Work to complete: Starting at the line that contains "Write a LaTeX" and stopping at the line that contains "(616,190) -- cycle;", transcribe every line of the material below exactly; pictures stay out.

--------------------------------------------------

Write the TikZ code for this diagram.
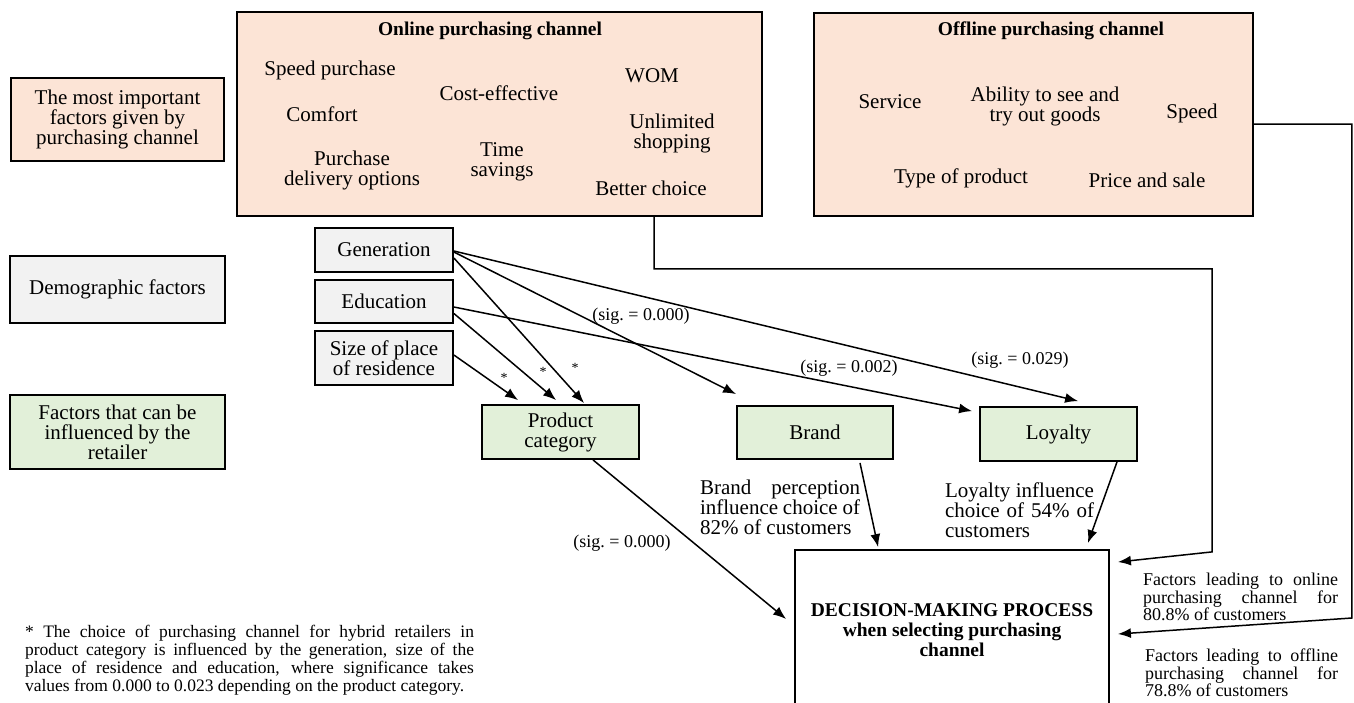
\documentclass[tikz,border=0pt]{standalone}
\usepackage{fontspec}
\setmainfont{Liberation Serif}
\usetikzlibrary{arrows.meta}
\definecolor{peachbg}{HTML}{FCE4D6}
\definecolor{greybg}{HTML}{F2F2F2}
\definecolor{greenbg}{HTML}{E2F0D9}
\newcommand{\txtmain}{\fontsize{21}{20}\selectfont}
\newcommand{\txtsmall}{\fontsize{18}{16.5}\selectfont}
\newcommand{\txtnote}{\fontsize{17.5}{18}\selectfont}
\newcommand{\txtsig}{\fontsize{18}{18}\selectfont}
\newcommand{\txttitle}{\fontsize{19.5}{20}\selectfont\bfseries}

\begin{document}
\begin{tikzpicture}[x=1pt, y=-1pt,
    box/.style={draw, line width=1.8pt, inner sep=0pt, align=center, font=\txtmain},
    peachbox/.style={box, fill=peachbg},
    greybox/.style={box, fill=greybg},
    greenbox/.style={box, fill=greenbg},
    lbl/.style={inner sep=0pt, align=center, font=\txtmain},
    sig/.style={inner sep=0pt, font=\txtsig},
    star/.style={inner sep=0pt, font=\fontsize{14}{14}\selectfont},
    arr/.style={-{Latex[length=13pt,width=10pt]}, line width=1.5pt}]
    \useasboundingbox (0,0) rectangle (1354,702);
    % left column
    \node[peachbox, minimum width=213pt, minimum height=83pt] (imp) at (117.5,119.5) {The most important\\factors given by\\purchasing channel};
    \node[greybox, minimum width=215pt, minimum height=67pt] (demo) at (117.5,289.5) {Demographic factors};
    \node[greenbox, minimum width=215pt, minimum height=74pt] (infl) at (117.5,432) {Factors that can be\\influenced by the\\retailer};
    % purchasing channels
    \node[peachbox, minimum width=525pt, minimum height=204pt] (online) at (499.5,114) {};
    \node[lbl, font=\txttitle] (onTitle) at (490,31) {Online purchasing channel};
    \node[lbl] (onSpeed) at (330,70) {Speed purchase};
    \node[lbl] (onCost) at (499,93) {Cost-effective};
    \node[lbl] (onWom) at (652,76) {WOM};
    \node[lbl] (onComfort) at (322,114) {Comfort};
    \node[lbl] (onUnlim) at (672,133) {Unlimited\\shopping};
    \node[lbl] (onDeliv) at (352,170) {Purchase\\delivery options};
    \node[lbl] (onTime) at (502,162) {Time\\savings};
    \node[lbl] (onChoice) at (651,188) {Better choice};
    \node[peachbox, minimum width=439pt, minimum height=203pt] (offline) at (1033.5,114.5) {};
    \node[lbl, font=\txttitle] (offTitle) at (1051,31) {Offline purchasing channel};
    \node[lbl] (offService) at (890,102) {Service};
    \node[lbl] (offTry) at (1045,106) {Ability to see and\\try out goods};
    \node[lbl] (offSpeed) at (1192,113) {Speed};
    \node[lbl] (offType) at (961,178) {Type of product};
    \node[lbl] (offPrice) at (1147,180) {Price and sale};
    % demographic factors and retailer factors
    \node[greybox, minimum width=138pt, minimum height=44pt] (gen) at (384,250) {Generation};
    \node[greybox, minimum width=138pt, minimum height=43pt] (edu) at (384,301.5) {Education};
    \node[greybox, minimum width=138pt, minimum height=54pt] (size) at (384,358) {Size of place\\of residence};
    \node[greenbox, minimum width=157pt, minimum height=54pt] (prod) at (560.5,432) {Product\\category};
    \node[greenbox, minimum width=156pt, minimum height=53pt] (brand) at (815,432.5) {Brand};
    \node[greenbox, minimum width=157pt, minimum height=54pt] (loyal) at (1058.5,434) {Loyalty};
    \node[box, minimum width=314pt, minimum height=160pt, font=\txttitle] (dec) at (952,630) {DECISION-MAKING PROCESS\\when selecting purchasing\\channel};
    % connectors
    \draw[arr] ([yshift=3pt]size.east) -- ([xshift=37pt,yshift=4pt]prod.north west);
    \draw[arr] ([yshift=-12pt]edu.east) -- ([xshift=75pt,yshift=4pt]prod.north west);
    \draw[arr] ([yshift=-8pt]gen.east) -- ([xshift=103pt,yshift=1pt]prod.north west);
    \draw[arr] ([yshift=-2pt]gen.east) -- ([yshift=11pt]brand.north west);
    \draw[arr] ([yshift=-1pt]gen.east) -- ([xshift=99pt,yshift=5pt]loyal.north west);
    \draw[arr] ([yshift=-5.5pt]edu.east) -- ([xshift=-7pt,yshift=-5pt]loyal.north west);
    \draw[arr] ([xshift=32.5pt]prod.south) -- ([xshift=-8pt,yshift=11pt]dec.west);
    \draw[arr] ([xshift=45pt,yshift=-3pt]brand.south) -- ([xshift=84pt,yshift=2pt]dec.north west);
    \draw[arr] ([xshift=58.5pt]loyal.south) -- ([xshift=-22pt,yshift=6pt]dec.north east);
    \draw[arr] ([xshift=154.5pt]online.south) -- ++(0,52) -- ++(558,0) -- ++(0,283) -- ([xshift=8pt,yshift=68pt]dec.east);
    \draw[arr] ([yshift=-9.5pt]offline.east) -- ++(98,0) -- ++(0,494) -- ([xshift=8pt,yshift=-4pt]dec.east);
    % labels
    \node[star] (st1) at (504,378) {*};
    \node[star] (st2) at (543,372) {*};
    \node[star] (st3) at (575,368) {*};
    \node[sig] (sigBrand) at (641,316) {(sig.\ = 0.000)};
    \node[sig] (sigEdu) at (849,368) {(sig.\ = 0.002)};
    \node[sig] (sigGen) at (1020,360) {(sig.\ = 0.029)};
    \node[sig] (sigProd) at (622,543) {(sig.\ = 0.000)};
    \node[lbl, text width=160pt, align=justify] (brandTxt) at (780,507) {Brand perception\linebreak influence choice of\linebreak 82\% of customers};
    \node[lbl, text width=149pt, align=justify] (loyalTxt) at (1019.5,510) {Loyalty influence\linebreak choice of 54\% of\linebreak customers};
    \node[lbl, font=\txtsmall, text width=195pt, align=justify] (onTxt) at (1240.5,597) {Factors leading to online\linebreak purchasing channel for\linebreak 80.8\% of customers};
    \node[lbl, font=\txtsmall, text width=193pt, align=justify] (offTxt) at (1241.5,673) {Factors leading to offline\linebreak purchasing channel for\linebreak 78.8\% of customers};
    \node[lbl, font=\txtnote, text width=449pt, align=justify] (note) at (249.5,660) {* The choice of purchasing channel for hybrid retailers in\linebreak product category is influenced by the generation, size of the\linebreak place of residence and education, where significance takes\linebreak values from 0.000 to 0.023 depending on the product category.};
\end{tikzpicture}
\end{document}
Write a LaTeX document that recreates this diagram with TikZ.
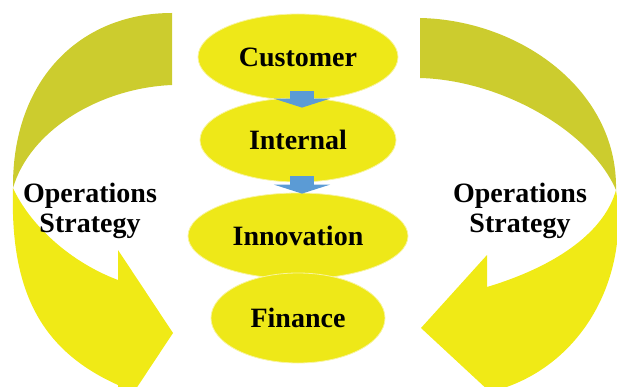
\documentclass[tikz,border=0pt]{standalone}
\usepackage{fontspec}
\setmainfont{Liberation Serif}
\usetikzlibrary{shapes.geometric,arrows.meta}
\definecolor{bandyellow}{RGB}{240,234,22}
\definecolor{bandolive}{RGB}{204,204,46}
\definecolor{stageyellow}{RGB}{238,232,24}
\definecolor{stagerim}{RGB}{248,244,160}
\definecolor{flowblue}{RGB}{91,155,213}

\begin{document}
\begin{tikzpicture}
  [x=1pt,y=-1pt,every node/.style={font=\bfseries\fontsize{28}{30}\selectfont}]
  \tikzstyle{stage} = [ellipse,fill=stageyellow,draw=stagerim,line width=.8pt,inner sep=0pt]
  \tikzstyle{flow} = [draw=flowblue,line width=24pt,-{Triangle[width=56pt,length=9pt]}]
  \clip (0,0) rectangle (617,387);

  % left curved arrow, back side then front side
  \fill[bandolive] (172,13) .. controls (80,13) and (12,80) .. (13,188)
    .. controls (30,130) and (100,88) .. (172,85) -- cycle;
  \fill[bandyellow] (13,188) .. controls (10,290) and (40,350) .. (118,385)
    -- (118,416) -- (173,333) -- (118,250) -- (118,280)
    .. controls (70,262) and (30,225) .. (13,188) -- cycle;

  % right curved arrow
  \fill[bandolive] (420,18) .. controls (520,20) and (618,90) .. (616,190)
    .. controls (590,130) and (500,80) .. (420,78) -- cycle;
  \fill[bandyellow] (616,190) .. controls (630,280) and (580,370) .. (490,392)
    -- (421,328) -- (487,255) -- (487,287)
    .. controls (560,265) and (605,230) .. (616,190) -- cycle;

  \node[stage,minimum width=200pt,minimum height=86pt] (cust) at (298,57)  {Customer};
  \node[stage,minimum width=196pt,minimum height=84pt] (int)  at (298,140) {Internal};
  \node[stage,minimum width=220pt,minimum height=86pt] (inno) at (298,236) {Innovation};
  \node[stage,minimum width=174pt,minimum height=90pt] (fin)  at (298,318) {Finance};

\foreach \source/\dest/\up/\down in {cust/int/9pt/-10pt,int/inno/6pt/-1pt}
   \draw[flow] ([shift={(4pt,\up)}]\source.south) -- ([shift={(4pt,\down)}]\dest.north);

  \node[align=center] (opleft)  at (90,211)  {Operations\\Strategy};
  \node[align=center] (opright) at (520,211) {Operations\\Strategy};

  \end{tikzpicture}
\end{document}
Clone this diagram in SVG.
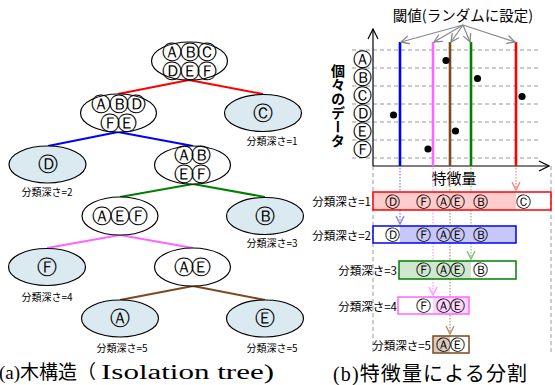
<svg xmlns="http://www.w3.org/2000/svg" width="555" height="385" viewBox="0 0 555 385">
<defs>
<style>
text{font-family:"Noto Sans CJK JP","Noto Sans",sans-serif;fill:#000}
.n{fill:#fff;stroke:#000;stroke-width:1.2}
.leaf{fill:#dbeaf1;stroke:#000;stroke-width:1.2}
.c15{font-family:"DejaVu Sans",sans-serif;font-size:19.5px;letter-spacing:-2.3px;text-anchor:middle;dominant-baseline:central}
.lab{font-size:10px;text-anchor:middle}
.rlab{font-size:11.5px;text-anchor:end;dominant-baseline:central}
.bx{font-family:"DejaVu Sans",sans-serif;font-size:14.5px;text-anchor:middle;dominant-baseline:central}
.ax{font-family:"DejaVu Sans",sans-serif;font-size:19px;text-anchor:middle;dominant-baseline:central}
.e{stroke-width:2;fill:none}
.grid{stroke:#999;stroke-width:1;stroke-dasharray:4 3}
.th{stroke-width:2.6}
.dot{stroke-width:1.2;stroke-dasharray:1.5 1.5;fill:none}
.cap{font-family:"Liberation Serif","Noto Sans CJK JP",serif;font-size:20px}
</style>
<marker id="ag" markerWidth="10" markerHeight="10" refX="9" refY="5" orient="auto" markerUnits="userSpaceOnUse"><path d="M1,1 L9,5 L1,9" fill="none" stroke="#888" stroke-width="1.3"/></marker>
<marker id="ak" markerWidth="12" markerHeight="12" refX="11" refY="6" orient="auto" markerUnits="userSpaceOnUse"><path d="M1,1 L11,6 L1,11" fill="none" stroke="#000" stroke-width="1.2"/></marker>
<marker id="ab" markerWidth="10" markerHeight="10" refX="9" refY="5" orient="auto" markerUnits="userSpaceOnUse"><path d="M1,1 L9,5 L1,9" fill="none" stroke="#8080ff" stroke-width="1.4"/></marker>
<marker id="ar" markerWidth="10" markerHeight="10" refX="9" refY="5" orient="auto" markerUnits="userSpaceOnUse"><path d="M1,1 L9,5 L1,9" fill="none" stroke="#ff8080" stroke-width="1.4"/></marker>
<marker id="agr" markerWidth="10" markerHeight="10" refX="9" refY="5" orient="auto" markerUnits="userSpaceOnUse"><path d="M1,1 L9,5 L1,9" fill="none" stroke="#80c080" stroke-width="1.4"/></marker>
<marker id="ap" markerWidth="10" markerHeight="10" refX="9" refY="5" orient="auto" markerUnits="userSpaceOnUse"><path d="M1,1 L9,5 L1,9" fill="none" stroke="#ff99ff" stroke-width="1.4"/></marker>
<marker id="abr" markerWidth="10" markerHeight="10" refX="9" refY="5" orient="auto" markerUnits="userSpaceOnUse"><path d="M1,1 L9,5 L1,9" fill="none" stroke="#b09070" stroke-width="1.4"/></marker>
</defs>
<rect width="555" height="385" fill="#fff"/>

<!-- tree connectors -->
<g id="connectors">
<path class="e" stroke="#ff0000" d="M189,80 L118,94 M189,80 L263,94"/>
<path class="e" stroke="#0000ff" d="M118,132 L48,146 M118,132 L193,146"/>
<path class="e" stroke="#008000" d="M193,184 L120,197 M193,184 L265,197"/>
<path class="e" stroke="#ff66ff" d="M120,235 L47,248 M120,235 L193,248"/>
<path class="e" stroke="#7b4a1e" d="M193,286 L120,300 M193,286 L265,300"/>
</g>

<g id="root"><ellipse class="n" cx="189.5" cy="61" rx="38" ry="19"/><text class="c15" x="188.5" y="52.5">ⒶⒷⒸ</text><text class="c15" x="188.5" y="71">ⒹⒺⒻ</text></g>
<g id="n_abdfe"><ellipse class="n" cx="118.5" cy="113" rx="38" ry="19"/><text class="c15" x="117.5" y="104.5">ⒶⒷⒹ</text><text class="c15" x="117.5" y="123">ⒻⒺ</text></g>
<g id="leaf_c"><ellipse class="leaf" cx="263" cy="113" rx="38.5" ry="18.5"/><text class="c15" x="262" y="113">Ⓒ</text><text class="lab" x="272" y="145">分類深さ=1</text></g>
<g id="leaf_d"><ellipse class="leaf" cx="47.5" cy="164.5" rx="38.5" ry="18.5"/><text class="c15" x="46.5" y="164.5">Ⓓ</text><text class="lab" x="47" y="196">分類深さ=2</text></g>
<g id="n_abef"><ellipse class="n" cx="192.5" cy="165" rx="38" ry="19"/><text class="c15" x="191.5" y="155">ⒶⒷ</text><text class="c15" x="191.5" y="174">ⒺⒻ</text></g>
<g id="n_aef"><ellipse class="n" cx="120" cy="216" rx="38" ry="19"/><text class="c15" x="119" y="216">ⒶⒺⒻ</text></g>
<g id="leaf_b"><ellipse class="leaf" cx="265" cy="216" rx="38.5" ry="18.5"/><text class="c15" x="264" y="216">Ⓑ</text><text class="lab" x="272" y="247">分類深さ=3</text></g>
<g id="leaf_f"><ellipse class="leaf" cx="47" cy="267" rx="38.5" ry="18.5"/><text class="c15" x="46" y="267">Ⓕ</text><text class="lab" x="47" y="301">分類深さ=4</text></g>
<g id="n_ae"><ellipse class="n" cx="192.5" cy="267" rx="38" ry="19"/><text class="c15" x="191.5" y="267">ⒶⒺ</text></g>
<g id="leaf_a"><ellipse class="leaf" cx="120" cy="318.5" rx="38.5" ry="18.5"/><text class="c15" x="119" y="318.5">Ⓐ</text><text class="lab" x="122" y="352">分類深さ=5</text></g>
<g id="leaf_e"><ellipse class="leaf" cx="265" cy="318.5" rx="38.5" ry="18.5"/><text class="c15" x="264" y="318.5">Ⓔ</text><text class="lab" x="272" y="352">分類深さ=5</text></g>

<text class="cap" x="-1" y="379" style="font-size:19px">(a)木構造（<tspan x="101" textLength="173" lengthAdjust="spacingAndGlyphs" style="font-size:20px">Isolation tree)</tspan></text>

<!-- right: feature plot -->
<g id="plot">
<g class="grid">
<line x1="352" y1="50" x2="540" y2="50"/>
<line x1="352" y1="68" x2="540" y2="68"/>
<line x1="352" y1="86" x2="540" y2="86"/>
<line x1="352" y1="104" x2="540" y2="104"/>
<line x1="352" y1="122" x2="540" y2="122"/>
<line x1="352" y1="140" x2="540" y2="140"/>
<line x1="352" y1="158" x2="540" y2="158"/>
<line x1="373" y1="166" x2="373" y2="355"/>
<line x1="551" y1="166" x2="551" y2="355"/>
</g>
<text class="ax" x="362.5" y="59">Ⓐ</text>
<text class="ax" x="362.5" y="77">Ⓑ</text>
<text class="ax" x="362.5" y="95">Ⓒ</text>
<text class="ax" x="362.5" y="113">Ⓓ</text>
<text class="ax" x="362.5" y="131">Ⓔ</text>
<text class="ax" x="362.5" y="149">Ⓕ</text>
<text x="338" y="64" style="font-size:14px;writing-mode:vertical-rl;font-weight:bold">個々のデータ</text>
<line x1="373" y1="166" x2="373" y2="29" stroke="#000" stroke-width="1.2" marker-end="url(#ak)"/>
<line x1="373" y1="166" x2="549" y2="166" stroke="#000" stroke-width="1.2" marker-end="url(#ak)"/>
<line class="th" x1="400" y1="42" x2="400" y2="166" stroke="#0000ff"/>
<line class="th" x1="433" y1="42" x2="433" y2="166" stroke="#ff66ff"/>
<line class="th" x1="450" y1="42" x2="450" y2="166" stroke="#7b4a1e"/>
<line class="th" x1="471" y1="42" x2="471" y2="166" stroke="#008000"/>
<line class="th" x1="516" y1="42" x2="516" y2="166" stroke="#ff0000"/>
<g fill="#000">
<circle cx="446" cy="60.5" r="3.6"/>
<circle cx="477.5" cy="78.5" r="3.6"/>
<circle cx="522" cy="96.5" r="3.6"/>
<circle cx="393.5" cy="115" r="3.6"/>
<circle cx="455.5" cy="131" r="3.6"/>
<circle cx="428" cy="149" r="3.6"/>
</g>
<text x="463" y="21" style="font-size:14.5px;text-anchor:middle">閾値(ランダムに設定)</text>
<g stroke="#888" stroke-width="1.2" fill="none">
<line x1="463" y1="25" x2="401" y2="42" marker-end="url(#ag)"/>
<line x1="463" y1="25" x2="434" y2="42" marker-end="url(#ag)"/>
<line x1="463" y1="25" x2="451" y2="42" marker-end="url(#ag)"/>
<line x1="463" y1="25" x2="470" y2="42" marker-end="url(#ag)"/>
<line x1="463" y1="25" x2="515" y2="42" marker-end="url(#ag)"/>
</g>
<text x="454" y="184" style="font-size:15px;text-anchor:middle">特徴量</text>
</g>

<!-- split boxes -->
<g id="split_arrows">
<line class="dot" x1="400" y1="168" x2="400" y2="224" stroke="#8080ff" marker-end="url(#ab)"/>
<line class="dot" x1="516" y1="168" x2="516" y2="190" stroke="#ff8080" marker-end="url(#ar)"/>
<line class="dot" x1="471" y1="168" x2="471" y2="259" stroke="#80c080" marker-end="url(#agr)"/>
<line class="dot" x1="433" y1="168" x2="433" y2="295" stroke="#ff99ff" marker-end="url(#ap)"/>
<line class="dot" x1="450" y1="168" x2="450" y2="334" stroke="#b09070" marker-end="url(#abr)"/>
</g>

<g id="box1">
<rect x="373" y="192" width="143" height="18" fill="#ffcccc"/>
<rect x="373" y="192" width="178" height="18" fill="none" stroke="#ff0000" stroke-width="1.5"/>
<text class="rlab" x="371" y="201">分類深さ=1</text>
<text class="bx" x="392" y="201.5">Ⓓ</text><text class="bx" x="423" y="201.5">Ⓕ</text><text class="bx" x="443" y="201.5">Ⓐ</text><text class="bx" x="457" y="201.5">Ⓔ</text><text class="bx" x="480" y="201.5">Ⓑ</text><text class="bx" x="523" y="201.5">Ⓒ</text>
</g>
<g id="box2">
<rect x="400" y="226" width="116" height="17" fill="#c8c8f8"/>
<rect x="373" y="226" width="143" height="17" fill="none" stroke="#0000ff" stroke-width="1.5"/>
<text class="rlab" x="371" y="234.5">分類深さ=2</text>
<text class="bx" x="392" y="235">Ⓓ</text><text class="bx" x="423" y="235">Ⓕ</text><text class="bx" x="443" y="235">Ⓐ</text><text class="bx" x="457" y="235">Ⓔ</text><text class="bx" x="480" y="235">Ⓑ</text>
</g>
<g id="box3">
<rect x="399" y="261" width="72" height="18" fill="#cfe6cf"/>
<rect x="399" y="261" width="117" height="18" fill="none" stroke="#008000" stroke-width="1.5"/>
<text class="rlab" x="397" y="270">分類深さ=3</text>
<text class="bx" x="423" y="270">Ⓕ</text><text class="bx" x="443" y="270">Ⓐ</text><text class="bx" x="457" y="270">Ⓔ</text><text class="bx" x="480" y="270">Ⓑ</text>
</g>
<g id="box4">
<rect x="433" y="297" width="36" height="17" fill="#ffd6ff"/>
<rect x="398" y="297" width="71" height="17" fill="none" stroke="#ff66ff" stroke-width="1.5"/>
<text class="rlab" x="397" y="305.5">分類深さ=4</text>
<text class="bx" x="423" y="305.5">Ⓕ</text><text class="bx" x="443" y="305.5">Ⓐ</text><text class="bx" x="457" y="305.5">Ⓔ</text>
</g>
<g id="box5">
<rect x="433" y="336" width="17" height="17" fill="#d9cbbd"/>
<rect x="433" y="336" width="36" height="17" fill="none" stroke="#7b4a1e" stroke-width="1.5"/>
<text class="rlab" x="431" y="344.5">分類深さ=5</text>
<text class="bx" x="443" y="344.5">Ⓐ</text><text class="bx" x="457" y="344.5">Ⓔ</text>
</g>

<text class="cap" x="333" y="381" textLength="194" lengthAdjust="spacing">(b)特徴量による分割</text>
</svg>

--------------------------------------------------

Written response:
Write a LaTeX document that recreates this diagram with TikZ.
\documentclass[tikz,border=0pt]{standalone}
\usepackage{fontspec}
\setmainfont{Liberation Serif}
\usetikzlibrary{shapes.geometric,arrows.meta}
\definecolor{bandyellow}{RGB}{240,234,22}
\definecolor{bandolive}{RGB}{204,204,46}
\definecolor{stageyellow}{RGB}{238,232,24}
\definecolor{stagerim}{RGB}{248,244,160}
\definecolor{flowblue}{RGB}{91,155,213}

\begin{document}
\begin{tikzpicture}
  [x=1pt,y=-1pt,every node/.style={font=\bfseries\fontsize{28}{30}\selectfont}]
  \tikzstyle{stage} = [ellipse,fill=stageyellow,draw=stagerim,line width=.8pt,inner sep=0pt]
  \tikzstyle{flow} = [draw=flowblue,line width=24pt,-{Triangle[width=56pt,length=9pt]}]
  \clip (0,0) rectangle (617,387);

  % left curved arrow, back side then front side
  \fill[bandolive] (172,13) .. controls (80,13) and (12,80) .. (13,188)
    .. controls (30,130) and (100,88) .. (172,85) -- cycle;
  \fill[bandyellow] (13,188) .. controls (10,290) and (40,350) .. (118,385)
    -- (118,416) -- (173,333) -- (118,250) -- (118,280)
    .. controls (70,262) and (30,225) .. (13,188) -- cycle;

  % right curved arrow
  \fill[bandolive] (420,18) .. controls (520,20) and (618,90) .. (616,190)
    .. controls (590,130) and (500,80) .. (420,78) -- cycle;
  \fill[bandyellow] (616,190) .. controls (630,280) and (580,370) .. (490,392)
    -- (421,328) -- (487,255) -- (487,287)
    .. controls (560,265) and (605,230) .. (616,190) -- cycle;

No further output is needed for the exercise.